Supreme Court Should Leave Alone a Sound Ruling on Cable Franchise Fee Limits

The Supreme Court should promptly deny certiorari in City of Eugene v. FCC, a case that has been pending before the court since November 4, 2021. The cert petition, filed by numerous localities, argues for a non-textual reading of the Communications Act and invents a non-existent preemption issue, all to impose excess fees on information services provided over cable systems. But the text of the Act prohibits such fees.

In City of Eugene, a unanimous Sixth Circuit panel correctly interpreted the Communications Act as expressly preempting imposition of franchise fees by states and local governments on non-cable services provided over cable systems. The lower court upheld most of the FCC's 2019 order that clarified limits on local governments' authority to impose such fees. Free State Foundation Director of Policy Studies Seth Cooper briefed the court's "sensible" opinion shortly after its publication, and also observed that the mostly-affirmed 2019 order stopped localities from imposing fees "beyond the statute's limits, potentially draining cable operator investment in their broadband Internet networks."

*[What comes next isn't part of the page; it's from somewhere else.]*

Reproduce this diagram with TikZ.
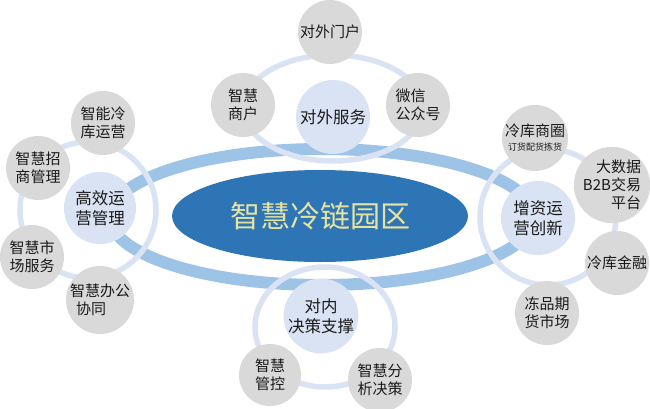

To review, Section 541 of the Cable Act of 1984 – which is incorporated into the Communications Act – requires cable providers to receive authorization from a local franchising authority (LFA) before providing cable service in the LFA's jurisdiction. In exchange for granting this franchise, LFAs can subject franchisees to franchise fees, which Section 542(g)(1) defines as "any tax, fee, or assessment of any kind imposed by a franchising authority or other governmental entity on a cable operator or cable subscriber, or both, solely because of their status as such." But Section 542(b) caps franchise fees at "five percent of a cable operator’s gross revenues for cable services for any 12-month period." And critically, Section 544(b)(1) expressly prohibits regulation of non-cable services in franchise agreements: an LFA "in its request for proposals for a franchise… may establish requirements for facilities and equipment, but may not… establish requirements for video programming or other information services[.]"

The Sixth Circuit upheld most of the FCC's 2019 order that preempted the City of Eugene's 7% tax on cable broadband revenues. In an opinion by Judge Raymond Kethledge, the court upheld the FCC's "mixed use rule," which prohibited LFAs from taxing broadband Internet access service in franchise agreements, pursuant to the Section 544(b)(1)'s prohibition on "establish[ing] requirements for video programming or other information services." Because the Restoring Internet Freedom Order classified broadband Internet access service as an information service, it obviously fit under the prohibition. The Sixth Circuit also determined that it didn't matter that Eugene taxed broadband by city ordinance instead of through its franchise authority—either way, it acted as an LFA subject to the Communications Act. Lastly, because Eugene's broadband tax was in direct conflict with the prohibition on LFAs regulating information services, the lower court concluded that the tax was expressly preempted by the Communications Act.

Eugene and numerous localities now argue that the Sixth Circuit decision conflicts with Oregon Supreme Court precedent and presents a novel implied preemption issue. However, as NCTA notes in its Brief in Opposition, the Oregon Supreme Court interpreted the relevant portion of the Communications Act years prior to the FCC's 2019 order, meaning the record considered by the Oregon Supreme Court lacked the Commission's interpretations – unlike the Sixth Circuit's decision that benefited from a full record and the position of the relevant expert agency. And because the Sixth Circuit opinion relied on express preemption, there is no issue regarding implied preemption in this case. These two reasons support denial of Eugene's cert petition.

Policy reasons further support denial. When Congress passed the Cable Act of 1984, it sought to eliminate competitive distortions in the market that arose from excess demands and taxes on cable providers. Cable providers often paid multiple fees for access to a single right-of-way prior to the Cable Act. Cable companies likely passed the cost of these excesses to consumer in the form of higher prices. The FCC's interpretation of the LFA-related statutory provisions, which the Sixth Circuit upheld, serves the law's purpose of "minimiz[ing] unnecessary regulation that would impose an undue economic burden on cable systems."

Free State Foundation Scholars have long supported the FCC's 2019 order precisely because it minimizes unnecessary regulation on cable systems. The Free State Foundation filed reply comments in the proceeding that led to the Commission's order. And blog posts were written in defense of the 2019 order in July 2019, May 2019, and September 2018.

The Supreme Court should deny Eugene's cert petition. Congress expressly prohibited the sorts of fees on information services offered over cable systems that Eugene seeks to impose. And the Sixth Circuit rightly upheld the FCC's rules doing just that.